My question is: Let $f(x) = x^2 + 1 \in \mathbb{Z}_3[x]$. I have to determine the splitting field of this polynomial. OK, so is intuitive to think that $i,-i$ are roots. OK, but does it make any sense? Can I assure that $i,-i$ are indeed roots? I know that the splitting field is $Z_3(\alpha)$ with $\alpha^2 = -1$, can I assure that $\alpha = i?$. On my opinion I think that this isn't a absurd. Note that $x^2 + 1 = 0 \in Z_3[x]$ is the same that $x^2 + 1 \equiv 0 \pmod 3$. It has solution on $Z[i]$, the Gauss integers, so makes sense to say that $\alpha = i$ in same way.

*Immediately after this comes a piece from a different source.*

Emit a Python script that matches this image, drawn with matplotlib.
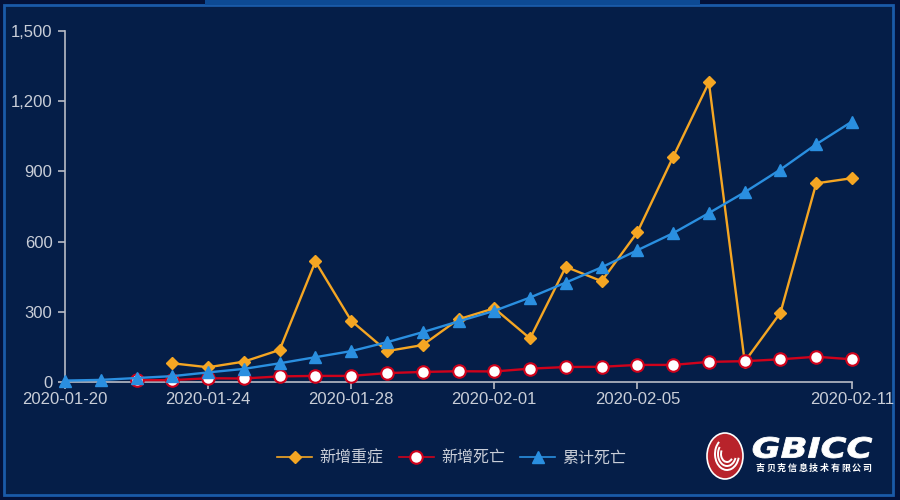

So, is this true?
Thanks a lot.
Since $x^2+1$ is irreducible quadratic in $\mathbb Z_3[x]$, we get its splitting field by adjoining just one root, yielding $\mathbb Z_3[x]/\langle x^2+1\rangle$. But, remembering that $\mathbb Z_3$ is itself a quotient, this is the same as $$ (\mathbb Z/\langle 3\rangle)[x]/\langle x^2+1\rangle \cong \mathbb Z[x]/\langle 3\rangle/\langle x^2+1\rangle \cong \mathbb Z[x]/\langle 3, x^2+1\rangle \cong \mathbb Z[x]/\langle x^2+1\rangle/\langle 3\rangle = \mathbb Z[i]/\langle 3\rangle $$
So the splitting field is a quotient of the Gaussian integers, and the root of $x^2+1$ is exactly the residue class of $(\pm)i$, as you have intuited.